Exercise:
Using the listing below, give again exactly the lines from the line with "Write the seaborn" to the line with "import seaborn as sns", inclusive, without the pictures.

Data supplied:
________

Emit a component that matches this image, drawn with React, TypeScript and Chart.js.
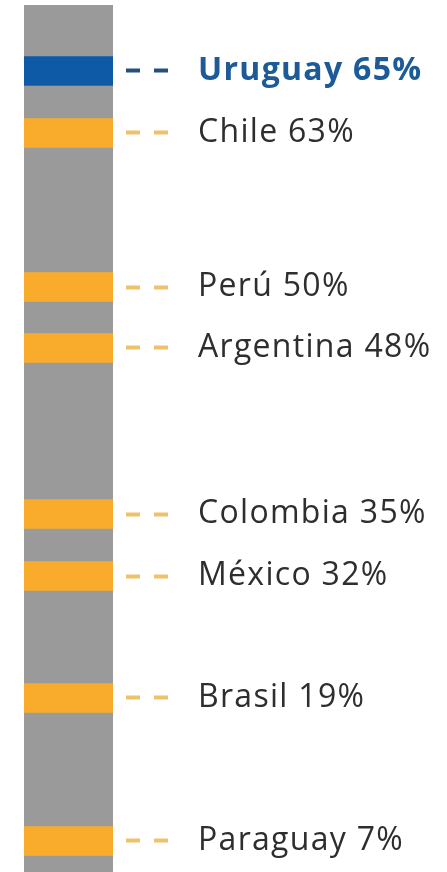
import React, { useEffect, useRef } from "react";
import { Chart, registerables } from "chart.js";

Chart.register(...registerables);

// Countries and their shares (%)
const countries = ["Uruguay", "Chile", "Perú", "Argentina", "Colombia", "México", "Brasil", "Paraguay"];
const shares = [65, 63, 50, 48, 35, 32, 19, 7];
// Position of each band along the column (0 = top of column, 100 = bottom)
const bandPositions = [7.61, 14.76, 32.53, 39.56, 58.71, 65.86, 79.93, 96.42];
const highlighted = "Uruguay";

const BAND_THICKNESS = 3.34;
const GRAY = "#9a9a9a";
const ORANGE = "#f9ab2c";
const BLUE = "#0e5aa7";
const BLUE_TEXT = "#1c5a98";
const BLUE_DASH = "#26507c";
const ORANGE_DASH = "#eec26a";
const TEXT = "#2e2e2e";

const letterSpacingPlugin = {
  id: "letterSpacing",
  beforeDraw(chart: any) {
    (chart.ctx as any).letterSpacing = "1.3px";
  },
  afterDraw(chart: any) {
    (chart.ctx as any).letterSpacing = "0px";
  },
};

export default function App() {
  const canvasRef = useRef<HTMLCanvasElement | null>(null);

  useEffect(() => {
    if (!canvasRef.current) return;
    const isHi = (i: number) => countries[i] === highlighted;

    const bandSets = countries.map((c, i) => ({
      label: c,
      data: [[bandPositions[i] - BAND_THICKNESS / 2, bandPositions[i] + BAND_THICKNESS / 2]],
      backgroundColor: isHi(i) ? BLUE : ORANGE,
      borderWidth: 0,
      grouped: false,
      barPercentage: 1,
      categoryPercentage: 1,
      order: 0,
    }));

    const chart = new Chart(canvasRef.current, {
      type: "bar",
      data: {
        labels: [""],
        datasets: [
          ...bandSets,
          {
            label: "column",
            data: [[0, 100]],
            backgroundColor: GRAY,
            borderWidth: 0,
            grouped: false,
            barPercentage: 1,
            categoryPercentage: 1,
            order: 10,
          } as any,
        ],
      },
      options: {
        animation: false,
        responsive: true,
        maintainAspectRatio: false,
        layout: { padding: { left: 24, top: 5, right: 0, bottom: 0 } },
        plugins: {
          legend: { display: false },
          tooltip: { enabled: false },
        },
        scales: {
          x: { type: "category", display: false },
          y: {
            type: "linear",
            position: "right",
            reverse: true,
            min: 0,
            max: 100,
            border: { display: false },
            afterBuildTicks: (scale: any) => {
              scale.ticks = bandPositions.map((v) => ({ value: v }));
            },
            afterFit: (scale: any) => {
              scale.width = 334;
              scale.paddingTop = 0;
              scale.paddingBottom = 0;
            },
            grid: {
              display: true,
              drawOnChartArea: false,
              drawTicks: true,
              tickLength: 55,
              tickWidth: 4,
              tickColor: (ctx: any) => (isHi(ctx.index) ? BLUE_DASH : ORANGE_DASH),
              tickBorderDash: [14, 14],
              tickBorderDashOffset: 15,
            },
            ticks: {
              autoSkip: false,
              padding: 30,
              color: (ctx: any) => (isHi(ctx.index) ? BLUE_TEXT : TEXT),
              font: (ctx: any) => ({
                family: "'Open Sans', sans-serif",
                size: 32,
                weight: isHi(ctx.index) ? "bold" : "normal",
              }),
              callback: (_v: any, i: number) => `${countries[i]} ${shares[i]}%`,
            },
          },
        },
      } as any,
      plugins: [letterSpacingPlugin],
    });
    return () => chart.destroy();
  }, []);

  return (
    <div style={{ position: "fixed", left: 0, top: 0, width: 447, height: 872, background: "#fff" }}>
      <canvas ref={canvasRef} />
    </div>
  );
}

________

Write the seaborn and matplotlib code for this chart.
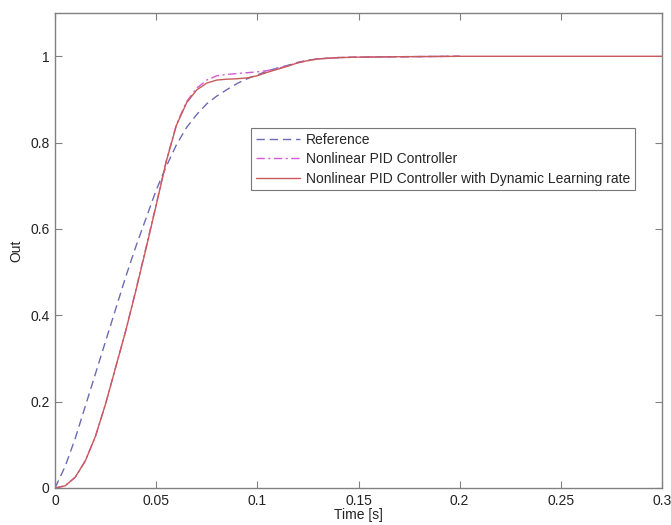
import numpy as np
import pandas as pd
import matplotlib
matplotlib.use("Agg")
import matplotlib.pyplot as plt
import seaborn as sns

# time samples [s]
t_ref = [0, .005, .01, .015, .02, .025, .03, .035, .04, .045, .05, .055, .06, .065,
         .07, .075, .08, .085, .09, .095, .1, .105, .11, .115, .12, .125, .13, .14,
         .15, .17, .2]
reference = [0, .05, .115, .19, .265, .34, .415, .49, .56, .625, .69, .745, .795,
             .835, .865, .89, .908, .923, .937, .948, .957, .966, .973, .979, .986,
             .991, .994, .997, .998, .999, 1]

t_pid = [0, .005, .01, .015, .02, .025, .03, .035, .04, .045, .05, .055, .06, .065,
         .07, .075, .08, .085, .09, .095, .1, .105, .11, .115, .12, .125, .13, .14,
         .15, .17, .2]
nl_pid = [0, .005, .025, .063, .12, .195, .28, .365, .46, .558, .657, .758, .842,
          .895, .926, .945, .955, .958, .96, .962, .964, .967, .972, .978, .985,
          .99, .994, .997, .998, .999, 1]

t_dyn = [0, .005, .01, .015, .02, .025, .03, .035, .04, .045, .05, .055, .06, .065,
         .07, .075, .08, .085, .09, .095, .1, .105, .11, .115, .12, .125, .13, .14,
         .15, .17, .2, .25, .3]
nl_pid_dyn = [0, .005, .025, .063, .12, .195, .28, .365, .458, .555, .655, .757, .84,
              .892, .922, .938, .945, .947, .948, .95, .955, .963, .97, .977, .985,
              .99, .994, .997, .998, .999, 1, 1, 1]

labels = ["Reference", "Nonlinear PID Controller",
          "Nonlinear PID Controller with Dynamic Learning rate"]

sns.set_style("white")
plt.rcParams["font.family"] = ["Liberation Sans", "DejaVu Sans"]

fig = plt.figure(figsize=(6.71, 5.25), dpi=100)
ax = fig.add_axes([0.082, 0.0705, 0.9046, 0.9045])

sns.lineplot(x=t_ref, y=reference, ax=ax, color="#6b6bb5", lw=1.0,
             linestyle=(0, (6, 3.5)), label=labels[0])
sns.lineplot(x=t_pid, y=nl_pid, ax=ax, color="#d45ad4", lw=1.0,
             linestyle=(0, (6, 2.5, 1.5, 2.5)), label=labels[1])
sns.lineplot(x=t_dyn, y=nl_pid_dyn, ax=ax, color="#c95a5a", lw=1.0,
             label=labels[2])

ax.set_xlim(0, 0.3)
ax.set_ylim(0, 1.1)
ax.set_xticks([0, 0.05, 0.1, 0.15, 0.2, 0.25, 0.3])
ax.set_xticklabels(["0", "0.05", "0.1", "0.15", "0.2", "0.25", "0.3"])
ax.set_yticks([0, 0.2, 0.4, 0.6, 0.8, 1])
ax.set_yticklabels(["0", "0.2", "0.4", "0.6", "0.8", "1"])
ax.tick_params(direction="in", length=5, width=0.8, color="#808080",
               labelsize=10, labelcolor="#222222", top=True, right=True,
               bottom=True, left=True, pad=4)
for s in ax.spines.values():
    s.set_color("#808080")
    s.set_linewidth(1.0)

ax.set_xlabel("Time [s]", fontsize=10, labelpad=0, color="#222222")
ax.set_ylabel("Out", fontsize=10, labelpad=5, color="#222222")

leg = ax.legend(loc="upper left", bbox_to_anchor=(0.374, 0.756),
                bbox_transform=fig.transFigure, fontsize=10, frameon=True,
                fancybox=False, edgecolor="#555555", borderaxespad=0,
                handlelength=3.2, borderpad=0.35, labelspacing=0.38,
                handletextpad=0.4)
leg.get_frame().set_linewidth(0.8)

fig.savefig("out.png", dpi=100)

________

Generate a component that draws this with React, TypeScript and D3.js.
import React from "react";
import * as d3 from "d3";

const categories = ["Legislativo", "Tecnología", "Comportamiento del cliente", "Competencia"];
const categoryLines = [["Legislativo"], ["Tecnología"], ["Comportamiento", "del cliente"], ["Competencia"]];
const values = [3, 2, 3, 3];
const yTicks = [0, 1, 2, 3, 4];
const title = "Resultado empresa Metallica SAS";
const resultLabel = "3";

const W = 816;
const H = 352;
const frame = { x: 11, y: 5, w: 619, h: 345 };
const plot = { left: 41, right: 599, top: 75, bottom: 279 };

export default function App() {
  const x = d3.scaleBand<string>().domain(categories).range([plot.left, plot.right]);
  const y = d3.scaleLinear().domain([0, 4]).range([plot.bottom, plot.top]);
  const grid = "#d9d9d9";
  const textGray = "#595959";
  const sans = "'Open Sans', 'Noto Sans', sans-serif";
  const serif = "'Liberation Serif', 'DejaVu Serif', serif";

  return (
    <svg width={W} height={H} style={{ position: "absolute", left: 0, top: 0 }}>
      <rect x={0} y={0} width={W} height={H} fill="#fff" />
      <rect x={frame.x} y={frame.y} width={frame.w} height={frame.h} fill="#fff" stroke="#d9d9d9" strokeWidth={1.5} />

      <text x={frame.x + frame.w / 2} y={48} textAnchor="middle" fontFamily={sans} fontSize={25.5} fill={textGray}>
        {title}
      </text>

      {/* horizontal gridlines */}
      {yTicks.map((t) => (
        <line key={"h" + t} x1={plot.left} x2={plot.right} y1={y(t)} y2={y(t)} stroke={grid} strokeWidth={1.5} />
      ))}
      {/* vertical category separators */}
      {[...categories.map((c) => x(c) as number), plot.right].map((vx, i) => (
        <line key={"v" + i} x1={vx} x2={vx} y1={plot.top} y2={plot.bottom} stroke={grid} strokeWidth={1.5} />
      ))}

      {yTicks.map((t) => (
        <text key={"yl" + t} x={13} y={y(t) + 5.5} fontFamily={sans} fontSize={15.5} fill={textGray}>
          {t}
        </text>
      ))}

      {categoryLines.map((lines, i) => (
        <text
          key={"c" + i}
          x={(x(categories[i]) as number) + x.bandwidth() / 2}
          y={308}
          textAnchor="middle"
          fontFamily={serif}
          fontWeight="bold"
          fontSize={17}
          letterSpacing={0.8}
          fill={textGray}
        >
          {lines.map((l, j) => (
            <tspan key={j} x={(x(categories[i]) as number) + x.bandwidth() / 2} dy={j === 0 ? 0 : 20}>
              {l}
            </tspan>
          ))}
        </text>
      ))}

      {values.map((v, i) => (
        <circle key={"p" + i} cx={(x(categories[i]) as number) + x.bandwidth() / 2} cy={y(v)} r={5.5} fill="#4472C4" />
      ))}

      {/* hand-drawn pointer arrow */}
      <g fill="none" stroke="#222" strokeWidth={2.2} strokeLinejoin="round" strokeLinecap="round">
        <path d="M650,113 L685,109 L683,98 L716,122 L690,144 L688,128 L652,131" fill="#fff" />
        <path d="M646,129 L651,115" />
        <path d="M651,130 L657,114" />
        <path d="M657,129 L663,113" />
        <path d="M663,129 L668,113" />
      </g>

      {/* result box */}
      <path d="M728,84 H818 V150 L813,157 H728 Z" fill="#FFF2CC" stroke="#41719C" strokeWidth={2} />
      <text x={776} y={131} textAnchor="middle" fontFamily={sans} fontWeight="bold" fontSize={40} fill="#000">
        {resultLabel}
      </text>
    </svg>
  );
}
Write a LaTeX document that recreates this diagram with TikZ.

________

Answer to this task:
Write the seaborn and matplotlib code for this chart.
import numpy as np
import pandas as pd
import matplotlib
matplotlib.use("Agg")
import matplotlib.pyplot as plt
import seaborn as sns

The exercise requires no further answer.